* Begin MATERIAL *

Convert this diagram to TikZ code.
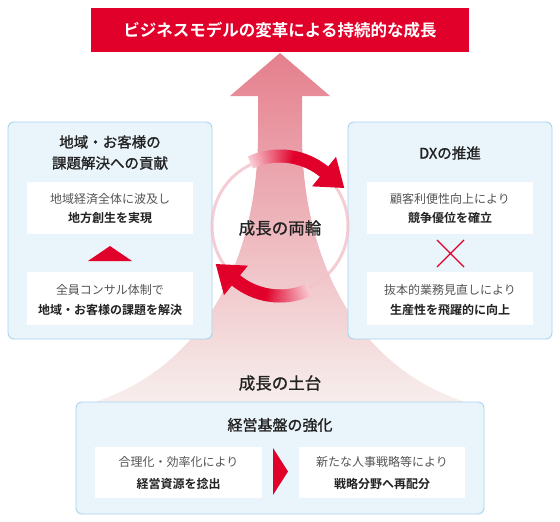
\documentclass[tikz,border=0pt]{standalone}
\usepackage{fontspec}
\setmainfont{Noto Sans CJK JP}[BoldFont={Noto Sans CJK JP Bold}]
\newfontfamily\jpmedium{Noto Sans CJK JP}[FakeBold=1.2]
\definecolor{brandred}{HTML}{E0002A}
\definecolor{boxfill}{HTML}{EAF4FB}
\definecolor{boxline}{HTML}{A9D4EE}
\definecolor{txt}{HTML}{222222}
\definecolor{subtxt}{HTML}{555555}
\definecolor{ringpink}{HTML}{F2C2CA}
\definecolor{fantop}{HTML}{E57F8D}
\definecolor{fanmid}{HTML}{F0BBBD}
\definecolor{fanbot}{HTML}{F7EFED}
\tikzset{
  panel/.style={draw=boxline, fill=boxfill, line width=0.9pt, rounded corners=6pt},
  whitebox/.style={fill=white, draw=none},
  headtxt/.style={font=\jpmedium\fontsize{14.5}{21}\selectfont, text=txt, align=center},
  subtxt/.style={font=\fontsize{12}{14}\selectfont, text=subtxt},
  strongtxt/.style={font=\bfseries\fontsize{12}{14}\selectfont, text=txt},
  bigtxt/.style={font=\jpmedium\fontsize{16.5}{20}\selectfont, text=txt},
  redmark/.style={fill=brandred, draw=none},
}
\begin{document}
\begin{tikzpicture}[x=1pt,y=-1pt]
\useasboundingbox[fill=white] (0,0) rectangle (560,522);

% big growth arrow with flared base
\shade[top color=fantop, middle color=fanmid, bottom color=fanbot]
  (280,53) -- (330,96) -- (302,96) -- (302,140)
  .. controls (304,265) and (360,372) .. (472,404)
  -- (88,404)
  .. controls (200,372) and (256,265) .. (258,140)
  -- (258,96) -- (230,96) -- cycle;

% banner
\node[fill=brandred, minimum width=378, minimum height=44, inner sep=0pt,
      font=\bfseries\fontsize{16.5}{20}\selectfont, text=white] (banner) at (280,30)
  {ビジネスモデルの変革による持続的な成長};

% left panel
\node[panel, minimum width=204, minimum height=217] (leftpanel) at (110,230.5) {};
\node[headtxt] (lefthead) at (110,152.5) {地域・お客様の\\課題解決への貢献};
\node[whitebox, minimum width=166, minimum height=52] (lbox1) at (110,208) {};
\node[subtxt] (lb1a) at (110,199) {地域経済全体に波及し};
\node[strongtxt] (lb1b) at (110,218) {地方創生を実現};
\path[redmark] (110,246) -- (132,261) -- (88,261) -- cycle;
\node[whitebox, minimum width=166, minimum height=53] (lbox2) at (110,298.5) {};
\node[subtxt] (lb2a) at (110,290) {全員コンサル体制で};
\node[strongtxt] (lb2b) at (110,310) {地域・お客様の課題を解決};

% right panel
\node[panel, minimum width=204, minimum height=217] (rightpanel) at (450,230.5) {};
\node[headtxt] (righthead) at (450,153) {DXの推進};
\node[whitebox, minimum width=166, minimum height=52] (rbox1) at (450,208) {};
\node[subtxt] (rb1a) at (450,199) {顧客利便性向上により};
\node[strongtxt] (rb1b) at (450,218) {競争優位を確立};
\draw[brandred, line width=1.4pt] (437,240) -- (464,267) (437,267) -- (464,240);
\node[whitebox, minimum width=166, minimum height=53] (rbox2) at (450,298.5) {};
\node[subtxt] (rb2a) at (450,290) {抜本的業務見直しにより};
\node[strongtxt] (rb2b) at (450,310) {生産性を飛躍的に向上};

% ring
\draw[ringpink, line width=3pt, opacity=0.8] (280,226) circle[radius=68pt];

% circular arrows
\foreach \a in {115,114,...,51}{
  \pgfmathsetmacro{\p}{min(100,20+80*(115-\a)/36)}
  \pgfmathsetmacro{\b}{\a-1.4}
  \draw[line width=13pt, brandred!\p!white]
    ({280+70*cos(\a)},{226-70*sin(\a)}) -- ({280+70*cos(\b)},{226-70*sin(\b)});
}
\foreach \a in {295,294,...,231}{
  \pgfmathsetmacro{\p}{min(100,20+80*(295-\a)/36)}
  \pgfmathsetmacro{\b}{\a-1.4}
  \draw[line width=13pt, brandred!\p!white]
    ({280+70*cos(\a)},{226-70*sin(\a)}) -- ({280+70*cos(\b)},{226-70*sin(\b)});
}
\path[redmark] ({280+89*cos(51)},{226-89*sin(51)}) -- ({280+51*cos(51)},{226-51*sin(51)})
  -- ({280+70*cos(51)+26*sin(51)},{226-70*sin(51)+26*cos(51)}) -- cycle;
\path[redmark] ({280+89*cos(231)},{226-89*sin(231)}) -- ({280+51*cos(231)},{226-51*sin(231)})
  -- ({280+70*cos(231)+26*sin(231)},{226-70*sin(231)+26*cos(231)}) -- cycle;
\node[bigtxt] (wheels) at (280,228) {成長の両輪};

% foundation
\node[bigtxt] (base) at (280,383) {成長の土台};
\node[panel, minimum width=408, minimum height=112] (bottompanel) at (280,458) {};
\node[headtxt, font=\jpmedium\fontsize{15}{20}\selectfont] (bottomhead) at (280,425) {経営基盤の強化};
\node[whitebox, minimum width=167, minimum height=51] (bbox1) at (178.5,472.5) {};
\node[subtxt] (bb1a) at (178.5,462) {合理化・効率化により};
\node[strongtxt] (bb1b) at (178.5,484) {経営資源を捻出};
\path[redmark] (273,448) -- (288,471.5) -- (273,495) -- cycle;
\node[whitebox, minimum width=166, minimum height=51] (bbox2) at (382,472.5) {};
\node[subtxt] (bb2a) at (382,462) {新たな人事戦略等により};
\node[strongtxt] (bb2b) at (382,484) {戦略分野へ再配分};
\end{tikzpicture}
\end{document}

* End MATERIAL *

Repeat the material above word for word, please, apart from its images.

Convert this diagram to TikZ code.
\documentclass[tikz,border=0pt]{standalone}
\usepackage{fontspec}
\setmainfont{Noto Sans CJK JP}[BoldFont={Noto Sans CJK JP Bold}]
\newfontfamily\jpmedium{Noto Sans CJK JP}[FakeBold=1.2]
\definecolor{brandred}{HTML}{E0002A}
\definecolor{boxfill}{HTML}{EAF4FB}
\definecolor{boxline}{HTML}{A9D4EE}
\definecolor{txt}{HTML}{222222}
\definecolor{subtxt}{HTML}{555555}
\definecolor{ringpink}{HTML}{F2C2CA}
\definecolor{fantop}{HTML}{E57F8D}
\definecolor{fanmid}{HTML}{F0BBBD}
\definecolor{fanbot}{HTML}{F7EFED}
\tikzset{
  panel/.style={draw=boxline, fill=boxfill, line width=0.9pt, rounded corners=6pt},
  whitebox/.style={fill=white, draw=none},
  headtxt/.style={font=\jpmedium\fontsize{14.5}{21}\selectfont, text=txt, align=center},
  subtxt/.style={font=\fontsize{12}{14}\selectfont, text=subtxt},
  strongtxt/.style={font=\bfseries\fontsize{12}{14}\selectfont, text=txt},
  bigtxt/.style={font=\jpmedium\fontsize{16.5}{20}\selectfont, text=txt},
  redmark/.style={fill=brandred, draw=none},
}
\begin{document}
\begin{tikzpicture}[x=1pt,y=-1pt]
\useasboundingbox[fill=white] (0,0) rectangle (560,522);

% big growth arrow with flared base
\shade[top color=fantop, middle color=fanmid, bottom color=fanbot]
  (280,53) -- (330,96) -- (302,96) -- (302,140)
  .. controls (304,265) and (360,372) .. (472,404)
  -- (88,404)
  .. controls (200,372) and (256,265) .. (258,140)
  -- (258,96) -- (230,96) -- cycle;

% banner
\node[fill=brandred, minimum width=378, minimum height=44, inner sep=0pt,
      font=\bfseries\fontsize{16.5}{20}\selectfont, text=white] (banner) at (280,30)
  {ビジネスモデルの変革による持続的な成長};

% left panel
\node[panel, minimum width=204, minimum height=217] (leftpanel) at (110,230.5) {};
\node[headtxt] (lefthead) at (110,152.5) {地域・お客様の\\課題解決への貢献};
\node[whitebox, minimum width=166, minimum height=52] (lbox1) at (110,208) {};
\node[subtxt] (lb1a) at (110,199) {地域経済全体に波及し};
\node[strongtxt] (lb1b) at (110,218) {地方創生を実現};
\path[redmark] (110,246) -- (132,261) -- (88,261) -- cycle;
\node[whitebox, minimum width=166, minimum height=53] (lbox2) at (110,298.5) {};
\node[subtxt] (lb2a) at (110,290) {全員コンサル体制で};
\node[strongtxt] (lb2b) at (110,310) {地域・お客様の課題を解決};

% right panel
\node[panel, minimum width=204, minimum height=217] (rightpanel) at (450,230.5) {};
\node[headtxt] (righthead) at (450,153) {DXの推進};
\node[whitebox, minimum width=166, minimum height=52] (rbox1) at (450,208) {};
\node[subtxt] (rb1a) at (450,199) {顧客利便性向上により};
\node[strongtxt] (rb1b) at (450,218) {競争優位を確立};
\draw[brandred, line width=1.4pt] (437,240) -- (464,267) (437,267) -- (464,240);
\node[whitebox, minimum width=166, minimum height=53] (rbox2) at (450,298.5) {};
\node[subtxt] (rb2a) at (450,290) {抜本的業務見直しにより};
\node[strongtxt] (rb2b) at (450,310) {生産性を飛躍的に向上};

% ring
\draw[ringpink, line width=3pt, opacity=0.8] (280,226) circle[radius=68pt];

% circular arrows
\foreach \a in {115,114,...,51}{
  \pgfmathsetmacro{\p}{min(100,20+80*(115-\a)/36)}
  \pgfmathsetmacro{\b}{\a-1.4}
  \draw[line width=13pt, brandred!\p!white]
    ({280+70*cos(\a)},{226-70*sin(\a)}) -- ({280+70*cos(\b)},{226-70*sin(\b)});
}
\foreach \a in {295,294,...,231}{
  \pgfmathsetmacro{\p}{min(100,20+80*(295-\a)/36)}
  \pgfmathsetmacro{\b}{\a-1.4}
  \draw[line width=13pt, brandred!\p!white]
    ({280+70*cos(\a)},{226-70*sin(\a)}) -- ({280+70*cos(\b)},{226-70*sin(\b)});
}
\path[redmark] ({280+89*cos(51)},{226-89*sin(51)}) -- ({280+51*cos(51)},{226-51*sin(51)})
  -- ({280+70*cos(51)+26*sin(51)},{226-70*sin(51)+26*cos(51)}) -- cycle;
\path[redmark] ({280+89*cos(231)},{226-89*sin(231)}) -- ({280+51*cos(231)},{226-51*sin(231)})
  -- ({280+70*cos(231)+26*sin(231)},{226-70*sin(231)+26*cos(231)}) -- cycle;
\node[bigtxt] (wheels) at (280,228) {成長の両輪};

% foundation
\node[bigtxt] (base) at (280,383) {成長の土台};
\node[panel, minimum width=408, minimum height=112] (bottompanel) at (280,458) {};
\node[headtxt, font=\jpmedium\fontsize{15}{20}\selectfont] (bottomhead) at (280,425) {経営基盤の強化};
\node[whitebox, minimum width=167, minimum height=51] (bbox1) at (178.5,472.5) {};
\node[subtxt] (bb1a) at (178.5,462) {合理化・効率化により};
\node[strongtxt] (bb1b) at (178.5,484) {経営資源を捻出};
\path[redmark] (273,448) -- (288,471.5) -- (273,495) -- cycle;
\node[whitebox, minimum width=166, minimum height=51] (bbox2) at (382,472.5) {};
\node[subtxt] (bb2a) at (382,462) {新たな人事戦略等により};
\node[strongtxt] (bb2b) at (382,484) {戦略分野へ再配分};
\end{tikzpicture}
\end{document}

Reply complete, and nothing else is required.